Bloom the Spices: Add the ground cumin, coriander, turmeric, and chili powder to the pot. Cook, stirring constantly, for about 30 seconds until the spices are fragrant. This process, known as 'blooming' the spices, helps to release their essential oils and enhance their flavor.
Add Tomatoes and Chickpeas: Pour in the crushed tomatoes and vegetable broth. Stir in the drained and rinsed chickpeas. Season with salt and pepper to taste. If you like a smoother curry, you can use an immersion blender to partially blend some of the chickpeas at this stage.

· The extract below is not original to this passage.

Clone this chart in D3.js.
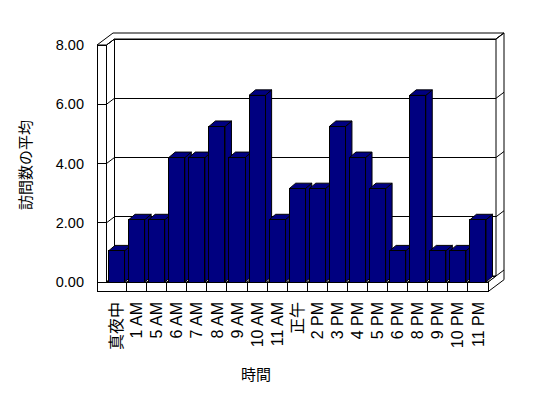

Simmer the Curry: Bring the curry to a simmer, then reduce the heat to low, cover the pot, and let it simmer for at least 20 minutes, or up to 45 minutes for a richer flavor. Stir occasionally to prevent sticking.
Add Finishing Touches: Stir in the lemon juice and chopped cilantro. Taste and adjust seasonings as needed. If you want to add a touch of sweetness, stir in a teaspoon of maple syrup or coconut sugar.
Serve: Serve the chickpea curry hot over basmati rice or with naan bread. Garnish with extra cilantro and a dollop of vegan yogurt (optional).
📝 Notes
Adjust the chili powder to your preferred spice level.
For a creamier curry, add a can of coconut milk along with the crushed tomatoes.